Verbal approaches utilize the content delivered by an individual and look for deceptive cues that are known to be associated with deceptive behavior. Often, these relate to lexical, prosodic, or even sentiment features of speech, whether written or audible.9 These methods have been extensively applied to spam detection and website scamming attacks.10 In social media, the approach restricts the attention of the detection algorithm to one account and focuses on verbal data produced from the account. These methods can be extremely effective, as well as computationally efficient ( O ( C ) where C is the content produced by a particular user) since they examine only content produced by one individual. However, their effectiveness is also dependent on the nature of the social-media platform. For example, sentiment analysis in short text is less accurate,11 so the effectiveness of the method may be limited on Twitter.
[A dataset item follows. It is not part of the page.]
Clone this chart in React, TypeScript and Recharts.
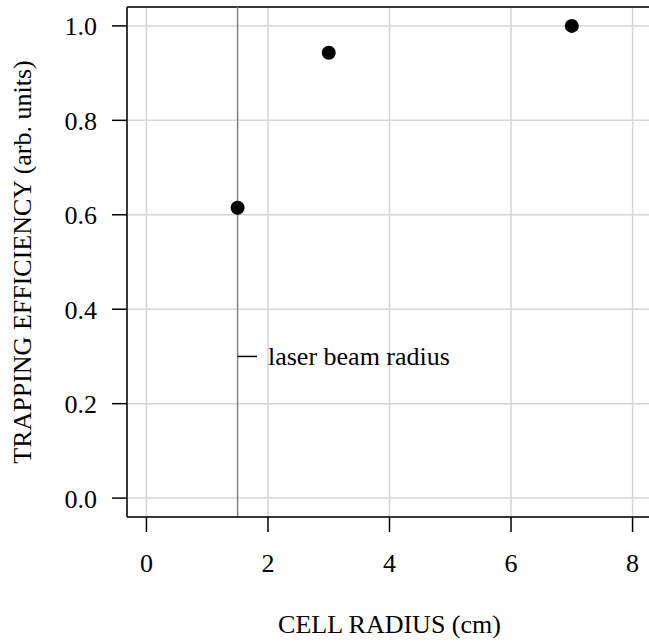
import React from 'react';
import {
  ScatterChart,
  Scatter,
  XAxis,
  YAxis,
  CartesianGrid,
  ReferenceLine,
  ReferenceDot,
} from 'recharts';

// cell radius (cm) vs trapping efficiency
const cellRadius = [1.5, 3, 7];
const efficiency = [0.615, 0.943, 1.0];

const xTicks = [0, 2, 4, 6, 8];
const yTicks = [0, 0.2, 0.4, 0.6, 0.8, 1.0];
const xDomain = [-0.32, 8.32];
const yDomain = [-0.04, 1.04];

const laserBeamRadius = 1.5;
const noteY = 0.3;
const noteDashEnd = 1.82;
const noteTextX = 2;
const noteText = 'laser beam radius';

const xTitle = 'CELL RADIUS (cm)';
const yTitle = 'TRAPPING EFFICIENCY (arb. units)';

const FONT = '"Liberation Serif", "Times New Roman", serif';
const FS = 26;

const points = cellRadius.map((r, i) => ({ x: r, y: efficiency[i] }));

const XTick = (props: any) => {
  const { x, y, payload } = props;
  return (
    <text x={x} y={y} textAnchor="middle" fill="#000" fontSize={FS} fontFamily={FONT}>
      {String(payload.value)}
    </text>
  );
};

const YTick = (props: any) => {
  const { x, y, payload } = props;
  return (
    <text x={x} y={y} dy={9.5} textAnchor="end" fill="#000" fontSize={FS} fontFamily={FONT}>
      {Number(payload.value).toFixed(1)}
    </text>
  );
};

const XTitle = (props: any) => {
  const vb = props.viewBox || {};
  return (
    <text x={vb.x + vb.width / 2} y={633} textAnchor="middle" fill="#000" fontSize={FS} fontFamily={FONT}>
      {xTitle}
    </text>
  );
};

const YTitle = (props: any) => {
  const vb = props.viewBox || {};
  const cy = vb.y + vb.height / 2;
  return (
    <text
      transform={`translate(31, ${cy}) rotate(-90)`}
      textAnchor="middle"
      fill="#000"
      fontSize={FS}
      fontFamily={FONT}
    >
      {yTitle}
    </text>
  );
};

const NoteLabel = (props: any) => {
  const vb = props.viewBox || {};
  return (
    <text x={vb.x} y={vb.y} dy={9} textAnchor="start" fill="#000" fontSize={FS} fontFamily={FONT}>
      {noteText}
    </text>
  );
};

const Dot = (props: any) => <circle cx={props.cx} cy={props.cy} r={7} fill="#000" />;

export default function App() {
  return (
    <div style={{ position: 'fixed', left: 0, top: 0, width: 649, height: 643, overflow: 'hidden', background: '#fff' }}>
      <ScatterChart width={660} height={643} margin={{ top: 7, right: 8, bottom: 0, left: 0 }}>
        <CartesianGrid stroke="#d6d6d6" strokeWidth={1.5} />
        <XAxis
          type="number"
          dataKey="x"
          domain={xDomain}
          ticks={xTicks}
          allowDataOverflow
          height={126}
          tickSize={15}
          tickMargin={40}
          axisLine={{ stroke: '#000', strokeWidth: 1.5 }}
          tickLine={{ stroke: '#000', strokeWidth: 1.5 }}
          tick={<XTick />}
          label={<XTitle />}
        />
        <YAxis
          type="number"
          dataKey="y"
          domain={yDomain}
          ticks={yTicks}
          allowDataOverflow
          width={127}
          tickSize={15}
          tickMargin={15}
          axisLine={{ stroke: '#000', strokeWidth: 1.5 }}
          tickLine={{ stroke: '#000', strokeWidth: 1.5 }}
          tick={<YTick />}
          label={<YTitle />}
        />
        <ReferenceLine y={yDomain[1]} stroke="#000" strokeWidth={1.5} />
        <ReferenceLine x={xDomain[1]} stroke="#000" strokeWidth={1.5} />
        <ReferenceLine x={laserBeamRadius} stroke="#808080" strokeWidth={1.5} />
        <ReferenceLine
          segment={[
            { x: laserBeamRadius, y: noteY },
            { x: noteDashEnd, y: noteY },
          ]}
          stroke="#000"
          strokeWidth={1.5}
        />
        <ReferenceDot x={noteTextX} y={noteY} r={0} stroke="none" fill="none" label={<NoteLabel />} />
        <Scatter data={points} shape={<Dot />} isAnimationActive={false} />
      </ScatterChart>
    </div>
  );
}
The method has been found to be effective in the field of forensics in distinguishing adults posing as children on social networks.12 Training data establish a baseline for age and gender by utilizing a combination of natural language processing and stylistic language fingerprinting. The approach is highly effective and efficient.

Non-verbal methods

Non-verbal approaches work in a similar manner. They include metadata, summarized actions of an individual, and even metrics that represent user actions or behavior within a particular platform’s cyberspace. They have been found to be effective and computationally efficient.13 In the event that some of the summarized data have already been pre-calculated, the methods can be substantially more efficient than verbal natural-language-processing approaches.

Hybrid methods

Recently, a hybrid approach in which verbal and non-verbal data are combined under one supervised learning model has been proposed, although results have not yet been reported.14 It is likely that the method could potentially be more effective at detecting identity deception at the expense of efficiency (due to the need for more data processing).

Hybrid Approaches

Recent techniques have attempted to combine the two broader categories to detect identity deception. This is often achieved on the basis of generating a baseline model; however, it often also involves immediate comparisons to existing accounts or other data on the platform. An example of this can be seen through the use of social-network analysis. When a particular user ui needs to be tested for identity deception, a graph G is built for all users V and connections E between them. Connections can be based on friendships but can also consist of any connection deemed important for an online community (such as followers on Twitter and common articles edited on Wikipedia). The user’s profile in G is compared using various social-network metrics (such as closeness centrality) in respect to all users in V . Then, using a baseline, a decision is rendered on whether the “profile” of ui matches that of known identity-deception accounts. The decision can be made using supervised learning algorithms or based on an arbitrary metric and a particular threshold.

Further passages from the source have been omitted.